### PROBLEM DETAILS
Pull out every line with the word "this".

### EXERCISE MATERIALS
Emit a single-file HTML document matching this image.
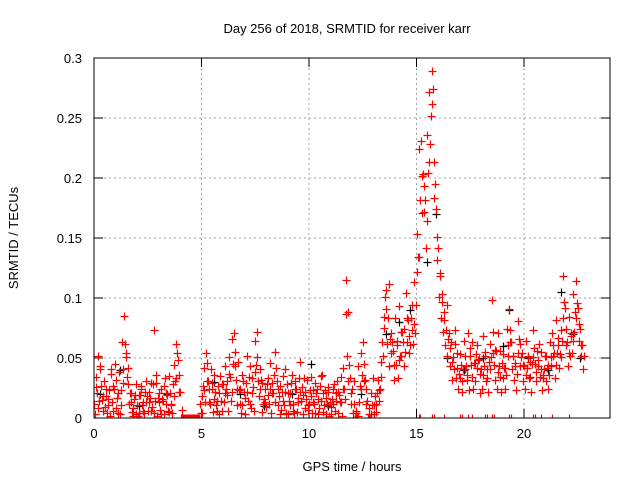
<!DOCTYPE html>
<html><head><meta charset="utf-8"><style>
body{margin:0;background:#fff;}
svg text{font-family:"Liberation Sans",sans-serif;font-size:13px;fill:#000;}
</style></head><body>
<svg id="chart" width="640" height="480">
<text x="347" y="33" text-anchor="middle">Day 256 of 2018, SRMTID for receiver karr</text>
<text x="352" y="471" text-anchor="middle">GPS time / hours</text>
<text transform="translate(18,238) rotate(-90)" text-anchor="middle">SRMTID / TECUs</text>
<g id="grid"></g><g id="axes"></g>
<defs><clipPath id="pc"><rect x="94" y="58" width="516" height="360"/></clipPath></defs>
<g id="marks" clip-path="url(#pc)"></g>
<rect x="94" y="58" width="516" height="360" fill="none" stroke="#000" stroke-width="1"/>
</svg>
<script>
const xTicks=[0,5,10,15,20];
const yTicks=[0,0.05,0.1,0.15,0.2,0.25,0.3];
const yTickLabels=["0","0.05","0.1","0.15","0.2","0.25","0.3"];
const redA=[.012,.034,.052,.043,.018,.009,.004,.023,.041,.027,
.008,.021,.003,.063,.085,.054,.028,.013,.002,.019,
.011,.004,.024,.013,.031,.006,.017,.009,.073,.029,
.021,.003,.014,.033,.019,.005,.012,.044,.062,.048,
.022,0,0,0,0,0,0,0,0,0,
.018,.042,.054,.031,.012,.024,.036,.006,.021,.014,
.028,.043,.019,.051,.066,.071,.032,.047,.024,.011,
.017,.052,.034,.008,.026,.064,.072,.041,.029,.016,
.009,.033,.046,.021,.055,.031,.018,.007,.035,.041,
.021,.011,.036,.004,.024,.013,.047,.019,.008,.032,
.012,.034,.023,.004,.016,.027,.036,.011,.003,.022,
.009,.024,.006,.031,.019,.013,.042,.115,.088,.033,
.024,.012,.004,.043,.054,.063,.032,.014,.003,.021,
.011,.005,.032,.024,.063,.084,.107,.112,.071,.056,
.083,.064,.093,.052,.074,.104,.082,.061,.094,.113,
.153,.224,.231,.203,.182,.236,.272,.289,.213,.174,
.142,.118,.103,.082,.094,.071,.063,.051,.073,.042,
.053,.031,.064,.043,.071,.052,.034,.046,.061,.049,
.041,.068,.052,.033,.062,.098,.044,.056,.071,.034,
.053,.042,.074,.091,.063,.052,.043,.081,.062,.054,
.043,.064,.052,.034,.073,.045,.056,.062,.041,.033,
.052,.044,.063,.071,.054,.082,.061,.073,.118,.092,
.063,.084,.071,.103,.114,.092,.074,.061];
const redB=[.003,.021,.014,.027,.006,.018,.011,.002,.013,.024,
.032,.004,.023,.041,.062,.034,.012,.021,.008,.003,
.002,.019,.011,.004,.013,.022,.006,.028,.014,.002,
.013,.024,.003,.012,.006,.021,.004,.018,.033,.022,
0,0,0,0,0,0,0,0,0,.012,
.004,.023,.031,.013,.041,.005,.022,.014,.003,.028,
.013,.024,.006,.034,.022,.043,.011,.023,.004,.031,
.003,.022,.012,.033,.006,.044,.031,.024,.005,.013,
.028,.012,.004,.021,.013,.024,.003,.022,.011,.004,
.003,.021,.012,.024,.005,.033,.014,.003,.022,.011,
.023,.004,.012,.021,.003,.014,.005,.023,.012,.002,
.003,.012,.021,.004,.013,.002,.024,.087,.031,.012,
.004,0,0,.013,.024,.031,.012,0,0,.011,
.003,.012,.023,.034,.052,.101,.062,.043,.054,.032,
.044,.033,.052,.072,.043,.063,.054,.083,.062,.071,
.122,.134,.171,.193,.142,.204,.228,.262,.183,.132,
.101,.083,.072,.061,.052,.043,.032,.041,.033,.024,
.033,.022,.041,.032,.023,.044,.024,.031,.042,.021,
.024,.043,.031,.022,.041,.054,.032,.024,.043,.022,
.033,.024,.052,.063,.041,.032,.023,.054,.043,.031,
.024,.042,.033,.022,.051,.031,.043,.034,.023,.041,
.031,.024,.043,.052,.033,.054,.042,.051,.083,.061,
.043,.052,.054,.072,.083,.064,.052,.041];
const redC=[.026,.008,.041,.015,.031,.024,.016,.037,.006,.045,
.017,.038,.011,.029,.051,.042,.021,.005,.016,.028,
.019,.027,.006,.022,.018,.013,.029,.004,.036,.017,
.007,.016,.027,.021,.035,.011,.028,.031,.054,.036,
.007,0,0,0,0,0,0,0,0,.004,
.027,.013,.046,.024,.029,.016,.011,.027,.035,.006,
.021,.031,.037,.014,.045,.055,.024,.012,.036,.022,
.029,.014,.043,.021,.038,.051,.018,.032,.012,.024,
.019,.024,.029,.036,.042,.011,.027,.014,.022,.028,
.014,.029,.006,.031,.017,.022,.026,.033,.016,.007,
.018,.013,.029,.024,.008,.035,.021,.017,.026,.013,
.016,.028,.014,.022,.034,.024,.016,.052,.044,.021,
.031,.006,.002,.027,.036,.045,.024,.008,.003,.033,
.018,.021,.014,.047,.075,.091,.083,.066,.063,.044,
.061,.048,.072,.063,.055,.083,.068,.073,.078,.094,
.134,.182,.202,.172,.164,.213,.252,.274,.195,.151,
.121,.097,.088,.073,.066,.058,.047,.062,.054,.037,
.044,.041,.052,.036,.058,.063,.046,.053,.048,.037,
.036,.055,.041,.047,.051,.072,.057,.038,.056,.046,
.042,.036,.061,.073,.052,.046,.037,.066,.051,.044,
.036,.051,.047,.045,.058,.038,.048,.055,.036,.052,
.042,.036,.051,.061,.044,.067,.053,.064,.097,.074,
.054,.068,.064,.088,.096,.078,.061,.052];
const redZeroTimes=[15.1,15.15,15.7,15.8,16.3,17.0,17.1,17.4,17.6,18.2,18.3,18.5,18.6,19.3,19.4,20.4,20.5,20.8,21.3,22.1];
const blackX=[0.3,1.2,2.1,3.4,4.9,5.6,6.8,7.9,9.2,10.1,10.9,12.4,13.6,14.2,14.7,15.5,15.9,16.4,17.2,18.1,19.0,19.3,20.2,21.1,21.7,22.3,22.6];
const blackY=[0.02,0.04,0.01,0.02,0.0,0.03,0.02,0.01,0.02,0.045,0.01,0.02,0.07,0.08,0.09,0.13,0.17,0.05,0.04,0.05,0.06,0.09,0.05,0.04,0.105,0.07,0.05];
const X=t=>94+t*516/24, Y=v=>418-v*1200;
const NS="http://www.w3.org/2000/svg";
const grid=document.getElementById('grid'),axes=document.getElementById('axes'),marks=document.getElementById('marks');
function mk(tag,attrs,parent){const e=document.createElementNS(NS,tag);for(const k in attrs)e.setAttribute(k,attrs[k]);parent.appendChild(e);return e;}
xTicks.forEach(t=>{
  if(t>0){const g=mk('line',{x1:X(t),x2:X(t),y1:58,y2:418,stroke:'#a0a0a0','stroke-dasharray':'2,3'},grid);
  
  }
  mk('line',{x1:X(t),x2:X(t),y1:418,y2:409,stroke:'#000'},axes);
  mk('line',{x1:X(t),x2:X(t),y1:58,y2:67,stroke:'#000'},axes);
  const l=mk('text',{x:X(t),y:438,'text-anchor':'middle'},axes);l.textContent=t;
  
  
});
yTicks.forEach((v,i)=>{
  if(i>0&&i<yTicks.length-1){const g=mk('line',{x1:94,x2:610,y1:Y(v),y2:Y(v),stroke:'#a0a0a0','stroke-dasharray':'2,3'},grid);
  
  }
  mk('line',{x1:94,x2:103,y1:Y(v),y2:Y(v),stroke:'#000'},axes);
  mk('line',{x1:601,x2:610,y1:Y(v),y2:Y(v),stroke:'#000'},axes);
  const l=mk('text',{x:82,y:Y(v)+5,'text-anchor':'end'},axes);l.textContent=yTickLabels[i];
  
  
});
function plus(t,v,col,name){
  const x=Math.round(X(t))+0.5,y=Math.round(Y(v))+0.5;
  const p=mk('path',{d:`M${x-4},${y}h8M${x},${y-4}v8`,stroke:col,'stroke-width':1.2,fill:'none'},marks);
  
  
}
blackX.forEach((t,i)=>plus(t,blackY[i],'#000','black-point'));
redA.forEach((v,i)=>{const t=i/10;plus(t,v,'#f00','red-point');plus(t+0.035,redB[i],'#f00','red-point');plus(t+0.07,redC[i],'#f00','red-point');});
redZeroTimes.forEach(t=>plus(t,0,'#f00','red-zero-point'));
</script>
</body></html>
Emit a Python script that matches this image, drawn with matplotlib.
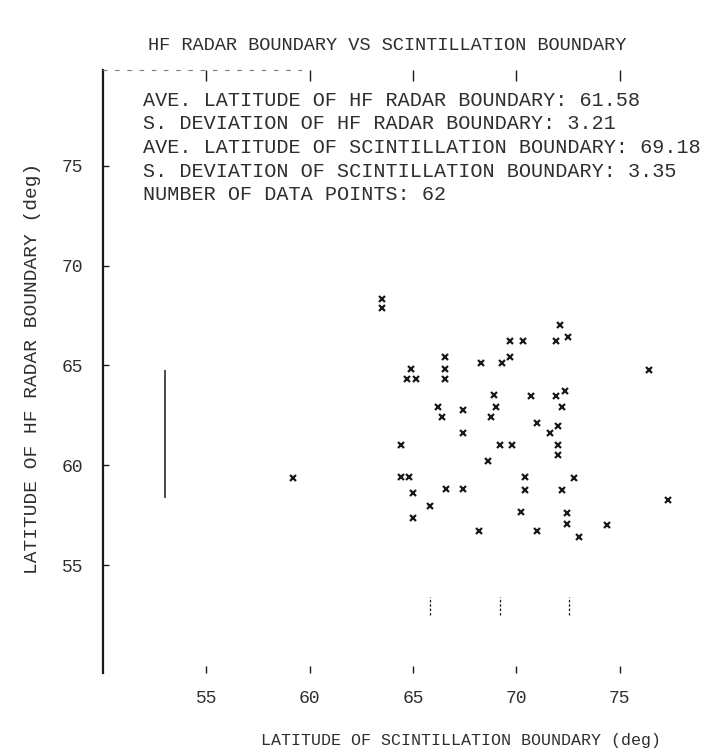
import matplotlib
matplotlib.use("Agg")
import matplotlib.pyplot as plt

# scintillation boundary latitude (deg) vs HF radar boundary latitude (deg)
scint_lat = [63.50, 63.50, 72.11, 69.69, 70.32, 71.90, 72.51, 66.53, 68.30, 69.29,
             69.69, 76.43, 64.92, 66.53, 64.71, 65.13, 66.53, 68.92, 70.71, 71.92,
             72.33, 66.21, 67.40, 69.02, 72.21, 66.42, 68.79, 71.00, 71.61, 72.02,
             67.40, 64.42, 69.21, 69.80, 72.02, 72.02, 68.61, 64.42, 64.79, 70.42,
             72.80, 65.01, 66.61, 67.40, 70.42, 72.22, 77.35, 65.82, 65.00, 70.22,
             72.42, 72.43, 74.39, 68.21, 71.00, 73.01, 59.21]
radar_lat = [68.35, 67.88, 67.05, 66.24, 66.24, 66.21, 66.43, 65.43, 65.13, 65.13,
             65.41, 64.79, 64.82, 64.82, 64.30, 64.30, 64.30, 63.50, 63.49, 63.49,
             63.74, 62.92, 62.75, 62.92, 62.92, 62.42, 62.42, 62.12, 61.63, 61.95,
             61.64, 61.03, 61.03, 61.00, 61.03, 60.51, 60.21, 59.41, 59.41, 59.41,
             59.37, 58.61, 58.79, 58.79, 58.77, 58.77, 58.27, 57.97, 57.35, 57.65,
             57.63, 57.05, 57.03, 56.73, 56.73, 56.43, 59.37]

radar_mean, radar_sd = 61.58, 3.21
scint_mean, scint_sd = 69.18, 3.35
n_points = 62

x_ticks = [55, 60, 65, 70, 75]
y_ticks = [55, 60, 65, 70, 75]
top_ticks = [55, 60, 65, 70, 75]

stats_lines = [
    f"AVE. LATITUDE OF HF RADAR BOUNDARY: {radar_mean:.2f}",
    f"S. DEVIATION OF HF RADAR BOUNDARY: {radar_sd:.2f}",
    f"AVE. LATITUDE OF SCINTILLATION BOUNDARY: {scint_mean:.2f}",
    f"S. DEVIATION OF SCINTILLATION BOUNDARY: {scint_sd:.2f}",
    f"NUMBER OF DATA POINTS: {n_points}",
]

INK = "#1a1a1a"
TXT = "#2e2e2e"
MONO = "Liberation Mono"

fig = plt.figure(figsize=(7.21, 7.51), dpi=100)
ax = fig.add_axes([0.1429, 0.1039, 0.853, 0.8029])
ax.set_xlim(50.0, 79.75)
ax.set_ylim(49.6, 79.8)

ax.plot(scint_lat, radar_lat, linestyle="none", marker="x", markersize=5,
        markeredgewidth=1.6, color=INK)

# mean +/- s.d. markers
ax.vlines(53.0, radar_mean - radar_sd, radar_mean + radar_sd, color=INK, lw=1.1)
ax.vlines([scint_mean - scint_sd, scint_mean, scint_mean + scint_sd], 52.5, 53.4,
          color=INK, lw=0.9, linestyles=(0, (2, 1.5)))

# frame: solid left axis, faint dashed top (left part only), nothing else
for side in ["right", "bottom"]:
    ax.spines[side].set_visible(False)
ax.spines["left"].set_linewidth(1.6)
ax.spines["left"].set_color(INK)
ax.spines["top"].set_linewidth(0.8)
ax.spines["top"].set_color("#777777")
ax.spines["top"].set_linestyle((0, (3, 8)))
ax.spines["top"].set_bounds(50.0, 59.6)

ax.set_xticks(x_ticks)
ax.set_xticklabels([str(v) for v in x_ticks])
ax.set_yticks(y_ticks)
ax.set_yticklabels([str(v) for v in y_ticks])
ax.tick_params(axis="x", direction="in", length=5, width=1.0, color=INK,
               pad=12, labelsize=13, labelcolor=TXT)
ax.tick_params(axis="y", direction="in", length=4, width=1.0, color=INK,
               pad=14, labelsize=13, labelcolor=TXT)
for lab in ax.get_xticklabels() + ax.get_yticklabels():
    lab.set_family(MONO)

top = ax.secondary_xaxis("top")
top.set_xticks(top_ticks)
top.set_xticklabels([])
top.spines["top"].set_visible(False)
top.tick_params(direction="in", length=8, width=1.0, color=INK)

fig.text(148 / 721, 0.940, "HF RADAR BOUNDARY VS SCINTILLATION BOUNDARY",
         family=MONO, fontsize=13.4, color=TXT, ha="left", va="center")

for i, line in enumerate(stats_lines):
    y_px = 100 + i * 23.7
    fig.text(0.198, 1 - y_px / 751, line, family=MONO, fontsize=14.5,
             color=TXT, ha="left", va="center")

fig.text(0.64, 0.014, "LATITUDE OF SCINTILLATION BOUNDARY (deg)",
         family=MONO, fontsize=12, color=TXT, ha="center", va="center")
fig.text(0.045, 0.51, "LATITUDE OF HF RADAR BOUNDARY (deg)",
         family=MONO, fontsize=14, color=TXT, ha="center", va="center",
         rotation=90)

fig.savefig("out.png", dpi=100, facecolor="white")
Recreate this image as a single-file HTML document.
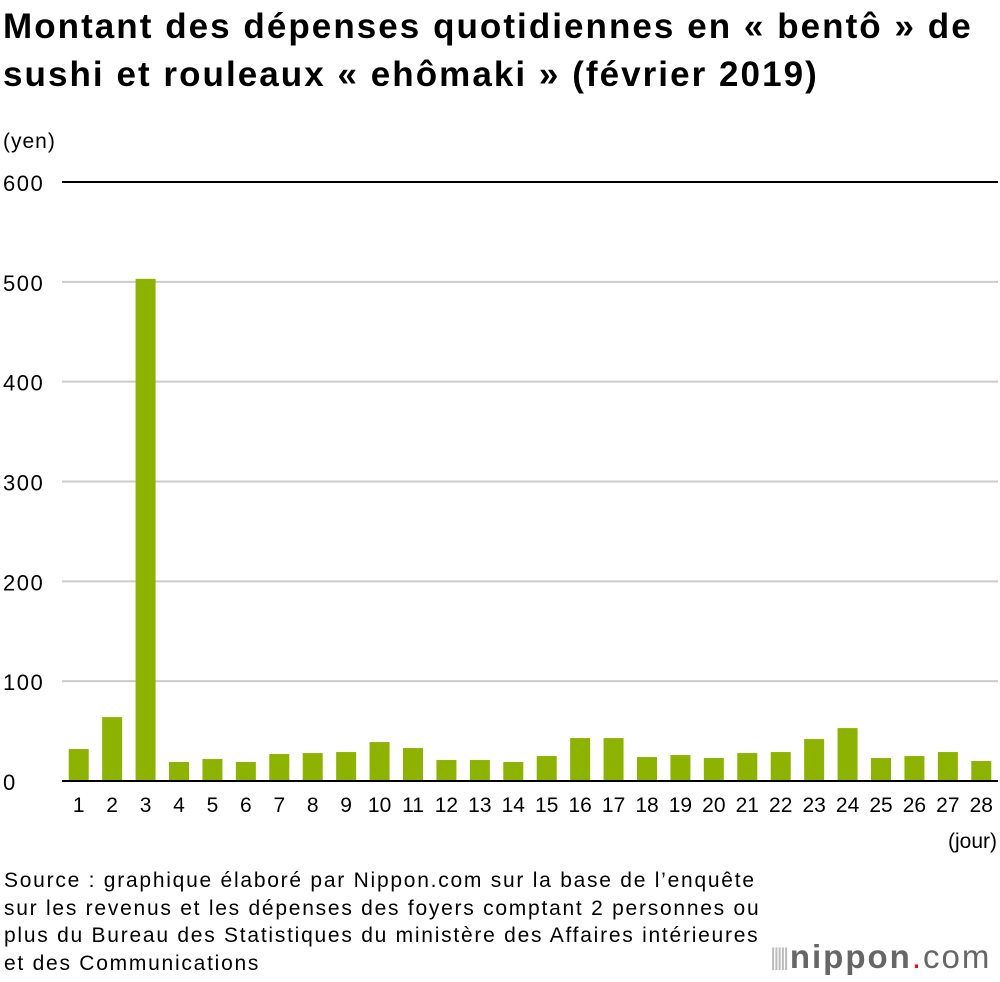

### EXERCISE ANSWER
Emit a single-file HTML document matching this image.
Emit a Python script that matches this image, drawn with matplotlib.
Recreate this image as a single-file HTML document.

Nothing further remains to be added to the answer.